To use this stylesheet, simply apply it at the command-line with
xsltproc
like any other stylesheet.xsltproc -xinclude -o report.txt schema/pretext-validation-plus.xsl aota/animals.xml
The output will be a text file that indicates the suspect element by its location in the document tree.
You may get lots of output on first use, especially if your source was born “somewhere else,” not meant for use by PreTeXt. We could make improvements in managing all this output, but for now we have one suggestion. Sorting on the actual messages realyed, rather than a hodgepodge of messages in document order, can help you identify consistent situations that you might be able to fix in bulk. First, apply the stylesheet again, but now use the stringparam
single.line.output
set to the value yes
(Section 28.1). As you suspect, this will put all the output on one line, and the message text will be in the third “field”, which can be used by the command-line utility sort
,cat report.txt | sort -k 3 > report-sorted.txt
We once used Schematron for this purpose. Its author, Rick Jelliffe, says “Schematron is a feather duster to reach the corners that other schema languages cannot reach.” Our additional stylesheet is similar.

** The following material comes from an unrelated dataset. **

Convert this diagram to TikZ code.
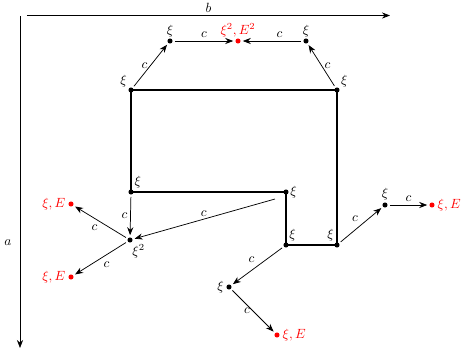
\documentclass[tikz,border=0pt]{standalone}
\usetikzlibrary{arrows.meta}
\begin{document}
\begin{tikzpicture}[x=0.75pt,y=-0.75pt,
  dot/.style={circle,fill=black,inner sep=0pt,minimum size=3.8pt},
  rdot/.style={circle,fill=red,inner sep=0pt,minimum size=3.8pt},
  rl/.style={text=red},
  arr/.style={-{Stealth[length=6pt,width=4.6pt]},line width=0.55pt,shorten >=1.5pt,shorten <=1.5pt},
  wall/.style={line width=1.1pt},
  axis/.style={-{Stealth[length=6pt,width=4.6pt]},line width=0.55pt},
  lab/.style={inner sep=2pt}]
\useasboundingbox (0,0) rectangle (462,351);
% axes
\coordinate (bs) at (27,15.5);
\coordinate (be) at (390,15.5);
\coordinate (as) at (20,16);
\coordinate (ae) at (20,348);
\draw[axis] (bs) -- node[above,inner sep=2pt]{$b$} (be);
\draw[axis] (as) -- (ae);
\node (alab) at (8,243) {$a$};
% nodes
\node[dot,label={[inner sep=1pt]above:$\xi$}] (tl) at (170,41) {};
\node[rdot,label={[inner sep=1pt,rl]above:$\xi^2,E^2$}] (rtop) at (238,41) {};
\node[dot,label={[inner sep=1pt]above:$\xi$}] (tr) at (306,41) {};
\node[dot,label={[inner sep=1pt]155:$\xi$}] (r1) at (131,90) {};
\node[dot,label={[inner sep=1pt]25:$\xi$}] (r2) at (337,90) {};
\node[dot,label={[inner sep=1pt]45:$\xi$}] (r3) at (131,192) {};
\node[dot,label={[inner sep=1pt]right:$\xi$}] (r4) at (286,192) {};
\node[dot,label={[inner sep=1pt]50:$\xi$}] (r5) at (286,245) {};
\node[dot,label={[inner sep=1pt]125:$\xi$}] (r6) at (337,245) {};
\node[dot,label={[inner sep=1pt]-75:$\xi^2$}] (x2) at (130,240) {};
\node[rdot,label={[inner sep=2pt,rl]left:$\xi,E$}] (e1) at (71,204) {};
\node[rdot,label={[inner sep=2pt,rl]left:$\xi,E$}] (e2) at (71,277) {};
\node[dot,label={[inner sep=1.5pt]left:$\xi$}] (m1) at (229,287) {};
\node[rdot,label={[inner sep=2pt,rl]right:$\xi,E$}] (e3) at (277,335) {};
\node[dot,label={[inner sep=1.5pt]above:$\xi$}] (m2) at (385,205) {};
\node[rdot,label={[inner sep=2pt,rl]right:$\xi,E$}] (e4) at (432,205) {};
\coordinate (fr) at (275,199);
% walls
\draw[wall] (r1.center) -- (r2.center) -- (r6.center) -- (r5.center) -- (r4.center) -- (r3.center) -- cycle;
% arrows
\draw[arr] (r1) -- node[lab,midway,left]{$c$} (tl);
\draw[arr] (tl) -- node[lab,midway,above]{$c$} (rtop);
\draw[arr] (tr) -- node[lab,pos=0.38,above]{$c$} (rtop);
\draw[arr] (r2) -- node[lab,midway,right]{$c$} (tr);
\draw[arr] (r3) -- node[lab,midway,left]{$c$} (x2);
\draw[arr,shorten <=0pt] (fr) -- node[lab,midway,above]{$c$} (x2);
\draw[arr] (x2) -- node[lab,midway,below left]{$c$} (e1);
\draw[arr] (x2) -- node[lab,midway,below right]{$c$} (e2);
\draw[arr] (r5) -- node[lab,midway,above left]{$c$} (m1);
\draw[arr] (m1) -- node[lab,midway,left]{$c$} (e3);
\draw[arr] (r6) -- node[lab,midway,above left]{$c$} (m2);
\draw[arr] (m2) -- node[lab,midway,above]{$c$} (e4);
\end{tikzpicture}
\end{document}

Why do we have two tools for validation? We have explained the necessity of an extra stylesheet. Why not describe the entire grammar in this stylesheet? The reason is that RELAX-NG is a recognized standard, and so can be converted to other formats, and may also be utilized by XML editors or integrated development environments (IDE) to provide features like code completion. Besides, it would be very tedious to provide all the code for checking everything that is possible and everything that is not.